TASK GOAL: Work out how many lines in the entries contain the string "matplotlib", and give nothing but that number.

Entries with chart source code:
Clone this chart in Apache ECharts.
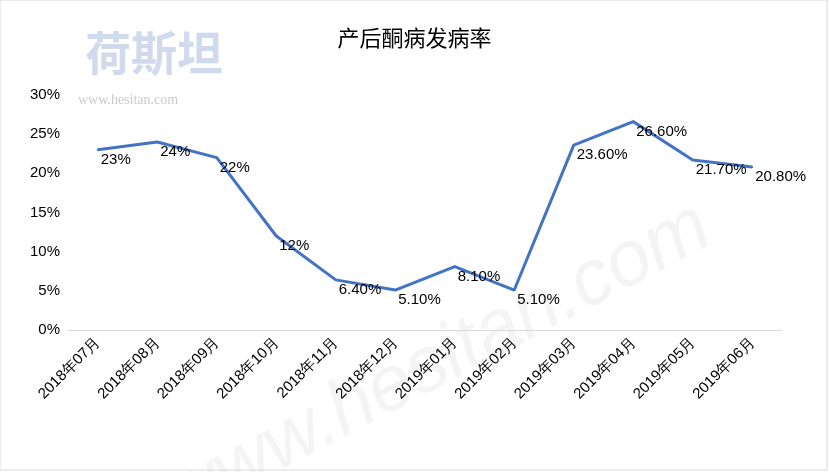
<!DOCTYPE html>
<html>
<head>
<meta charset="utf-8">
<script src="https://cdn.jsdelivr.net/npm/echarts@6/dist/echarts.min.js"></script>
<style>html,body{margin:0;padding:0;background:#fff}#main{width:829px;height:472px}</style>
</head>
<body>
<div id="main"></div>
<script>
var months = ['2018年07月','2018年08月','2018年09月','2018年10月','2018年11月','2018年12月','2019年01月','2019年02月','2019年03月','2019年04月','2019年05月','2019年06月'];
var rates = [23, 24, 22, 12, 6.4, 5.1, 8.1, 5.1, 23.6, 26.6, 21.7, 20.8];
var rateLabels = ['23%','24%','22%','12%','6.40%','5.10%','8.10%','5.10%','23.60%','26.60%','21.70%','20.80%'];
var yTicks = [0, 5, 10, 15, 20, 25, 30];

var chart = echarts.init(document.getElementById('main'));
var option = {
    backgroundColor: '#fff',
    title: {
        text: '产后酮病发病率',
        left: 'center',
        top: 22,
        textStyle: {fontSize: 22, fontWeight: 'normal', color: '#000', fontFamily: 'Noto Sans CJK SC'}
    },
    graphic: [
        {type: 'rect', shape: {x: 0, y: 0, width: 827, height: 470}, style: {fill: 'none', stroke: '#d9d9d9', lineWidth: 1}},
        {type: 'text', left: 85, top: 30, style: {text: '荷斯坦', fontSize: 46, fontWeight: 'bold', fill: 'rgba(120,150,200,0.35)', fontFamily: 'Noto Sans CJK SC'}},
        {type: 'text', left: 78, top: 93, style: {text: 'www.hesitan.com', fontSize: 14, fill: 'rgba(150,150,150,0.5)', fontFamily: 'Liberation Serif'}},
        {type: 'text', x: 150, y: 470, rotation: Math.PI / 6.5, style: {text: 'www.hesitan.com', fontSize: 78, fontStyle: 'italic', fill: 'rgba(210,210,210,0.25)', fontFamily: 'Liberation Sans'}}
    ],
    grid: {left: 68, right: 47, top: 95, bottom: 142},
    xAxis: {
        type: 'category',
        data: months,
        boundaryGap: true,
        axisLine: {lineStyle: {color: '#d9d9d9'}},
        axisTick: {show: false},
        axisLabel: {rotate: 45, interval: 0, color: '#000', fontSize: 15, fontFamily: 'Liberation Sans', margin: 10}
    },
    yAxis: {
        type: 'value',
        min: yTicks[0],
        max: yTicks[yTicks.length - 1],
        interval: 5,
        axisLine: {show: false},
        axisTick: {show: false},
        splitLine: {show: false},
        axisLabel: {formatter: '{value}%', color: '#000', fontSize: 15, fontFamily: 'Liberation Sans'}
    },
    series: [{
        type: 'line',
        data: rates,
        symbol: 'circle',
        symbolSize: 2,
        showSymbol: true,
        showAllSymbol: true,
        itemStyle: {color: '#4472c4'},
        lineStyle: {color: '#4472c4', width: 3},
        label: {
            show: true,
            position: 'right',
            distance: 2,
            offset: [0, 10],
            color: '#000',
            fontSize: 15,
            fontFamily: 'Liberation Sans',
            formatter: function (p) { return rateLabels[p.dataIndex]; }
        }
    }]
};
chart.setOption(option);
</script>
</body>
</html>
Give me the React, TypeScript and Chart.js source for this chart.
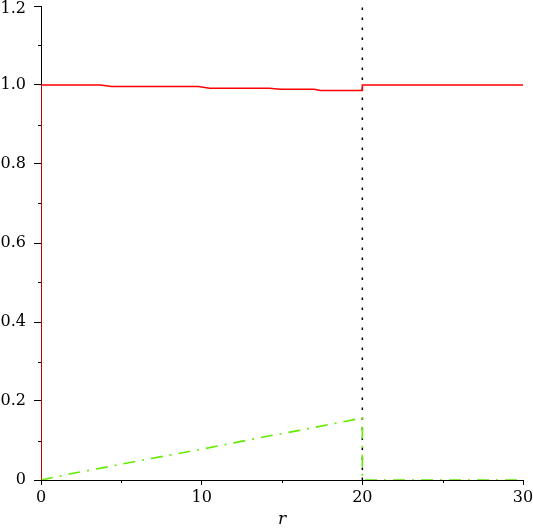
import React, { useEffect, useRef } from "react";
import { Chart, registerables } from "chart.js";

Chart.register(...registerables);

const redR = [0, 0, 3.7, 4.4, 9.8, 10.5, 14.2, 14.9, 17.0, 17.4, 20, 20, 30];
const redY = [0, 1.0, 1.0, 0.996, 0.996, 0.992, 0.992, 0.989, 0.989, 0.986, 0.986, 1.0, 1.0];

const greenR = [0, 2, 4, 6, 8, 10, 12, 14, 16, 18, 20, 20, 30];
const greenY = [0, 0.017, 0.032, 0.048, 0.063, 0.078, 0.094, 0.11, 0.125, 0.141, 0.157, 0, 0];

const markR = [20, 20];
const markY = [0, 1.2];

const xMajor = [0, 10, 20, 30];
const xMinor = [5, 15, 25];
const yMajor = [0, 0.2, 0.4, 0.6, 0.8, 1.0, 1.2];
const yMinor = [0.1, 0.3, 0.5, 0.7, 0.9, 1.1];

const FONT = "'DejaVu Serif', serif";
const yLabel = (v: number) => (v === 0 ? "0" : v.toFixed(1));

const extras = {
  id: "extras",
  afterDraw(chart: any) {
    const ctx = chart.ctx;
    const xs = chart.scales.x;
    const ys = chart.scales.y;
    ctx.save();
    ctx.strokeStyle = "#000";
    ctx.lineWidth = 1;
    ctx.beginPath();
    for (const v of xMinor) {
      const px = Math.round(xs.getPixelForValue(v)) + 0.5;
      ctx.moveTo(px, ys.bottom);
      ctx.lineTo(px, ys.bottom + 3);
    }
    for (const v of yMinor) {
      const py = Math.round(ys.getPixelForValue(v)) + 0.5;
      ctx.moveTo(xs.left, py);
      ctx.lineTo(xs.left - 3, py);
    }
    ctx.stroke();
    // top label kept inside the canvas
    const top = yMajor[yMajor.length - 1];
    ctx.fillStyle = "#000";
    ctx.font = "16px " + FONT;
    ctx.textAlign = "right";
    ctx.textBaseline = "top";
    ctx.fillText(yLabel(top), xs.left - 15, 1);
    ctx.restore();
  },
};

export default function App() {
  const ref = useRef<HTMLCanvasElement | null>(null);
  useEffect(() => {
    document.body.style.margin = "0";
    const toPts = (xs: number[], ys: number[]) => xs.map((x, i) => ({ x, y: ys[i] }));
    const topVal = yMajor[yMajor.length - 1];
    const chart = new Chart(ref.current as HTMLCanvasElement, {
      type: "line",
      data: {
        datasets: [
          {
            data: toPts(redR, redY),
            borderColor: "#ff0000",
            borderWidth: 1.5,
            pointRadius: 0,
            tension: 0,
          },
          {
            data: toPts(greenR, greenY),
            borderColor: "rgb(100,235,0)",
            borderWidth: 1.6,
            borderDash: [12, 7, 2, 7],
            pointRadius: 0,
            tension: 0,
          },
          {
            data: toPts(markR, markY),
            borderColor: "#000",
            borderWidth: 1.5,
            borderDash: [2.5, 7.5],
            pointRadius: 0,
          },
        ],
      },
      options: {
        responsive: false,
        animation: false,
        events: [],
        layout: { padding: { top: 6, right: 10, left: 0, bottom: 0 } },
        plugins: { legend: { display: false }, tooltip: { enabled: false } },
        scales: {
          x: {
            type: "linear",
            min: 0,
            max: 30,
            z: 1,
            afterBuildTicks: (s: any) => {
              s.ticks = xMajor.map((v) => ({ value: v }));
            },
            afterFit: (s: any) => {
              s.height = 50;
              s.paddingLeft = 0;
              s.paddingRight = 0;
            },
            border: { color: "#000", width: 1 },
            grid: { display: true, drawOnChartArea: false, tickLength: 5, color: "#000" },
            ticks: {
              color: "#000",
              font: { family: FONT, size: 16 },
              padding: 3,
              maxRotation: 0,
              callback: (v: any) => String(v),
            },
            title: {
              display: true,
              text: "r",
              color: "#000",
              font: { family: FONT, size: 17, style: "italic" },
              padding: { top: 0, bottom: 0 },
            },
          },
          y: {
            type: "linear",
            min: 0,
            max: 1.2,
            z: 1,
            afterBuildTicks: (s: any) => {
              s.ticks = yMajor.map((v) => ({ value: v }));
            },
            afterFit: (s: any) => {
              s.width = 41;
              s.paddingTop = 0;
              s.paddingBottom = 0;
            },
            border: { color: "#000", width: 1 },
            grid: { display: true, drawOnChartArea: false, tickLength: 7, color: "#000" },
            ticks: {
              color: "#000",
              font: { family: FONT, size: 16 },
              padding: 8,
              callback: (v: any) => (Number(v) === topVal ? "" : yLabel(Number(v))),
            },
          },
        },
      },
      plugins: [extras],
    });
    return () => chart.destroy();
  }, []);
  return <canvas ref={ref} width={533} height={530} />;
}
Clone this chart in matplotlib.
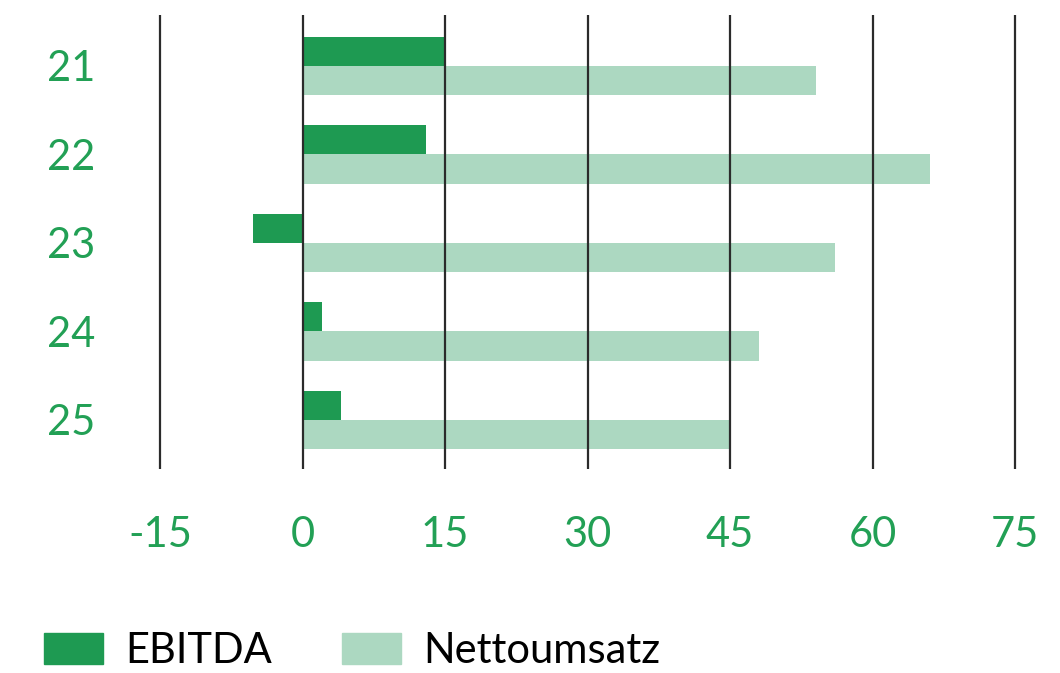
import matplotlib
matplotlib.use("Agg")
import matplotlib.pyplot as plt
import numpy as np
from matplotlib.patches import Patch

categories = ["21", "22", "23", "24", "25"]
ebitda = [15, 13, -5.2, 2, 4]
nettoumsatz = [54, 66, 56, 48, 45]
xticks = [-15, 0, 15, 30, 45, 60, 75]
series_names = ["EBITDA", "Nettoumsatz"]

dark = "#1e9a52"
light = "#acd8c1"
tickcol = "#22a055"

plt.rcParams['font.family'] = ['Lato', 'DejaVu Sans']

fig = plt.figure(figsize=(10.6, 6.73), dpi=100)
ax = fig.add_axes([155/1060, 1-469/673, 865/1060, 454/673])

y = np.arange(len(categories))
h = 0.333
ax.barh(y - h/2, ebitda, height=h, color=dark, zorder=2)
ax.barh(y + h/2, nettoumsatz, height=h, color=light, zorder=2)

for t in xticks:
    ax.axvline(t, color="#2b2b2b", lw=1.6, zorder=3)

ax.set_xlim(-15 - 5/9.5, 75 + 5/9.5)
ax.set_ylim(4.554, -0.576)
ax.set_xticks(xticks)
ax.set_xticklabels([str(t) for t in xticks])
ax.set_yticks(y)
ax.set_yticklabels(categories)
for s in ax.spines.values():
    s.set_visible(False)
ax.tick_params(axis='x', length=0, pad=34, labelsize=30, labelcolor=tickcol)
ax.tick_params(axis='y', length=0, pad=78, labelsize=30, labelcolor=tickcol)
for lab in ax.get_yticklabels():
    lab.set_horizontalalignment('left')

handles = [Patch(color=dark), Patch(color=light)]
fig.legend(handles, series_names, loc='lower left', bbox_to_anchor=(44/1060, 1-670/673),
           frameon=False, fontsize=30, handlelength=1.41, handleheight=0.75,
           handletextpad=0.53, columnspacing=1.7, ncol=2, borderpad=0, borderaxespad=0)

fig.savefig("out.png", dpi=100)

REPLY TO THE TASK: 5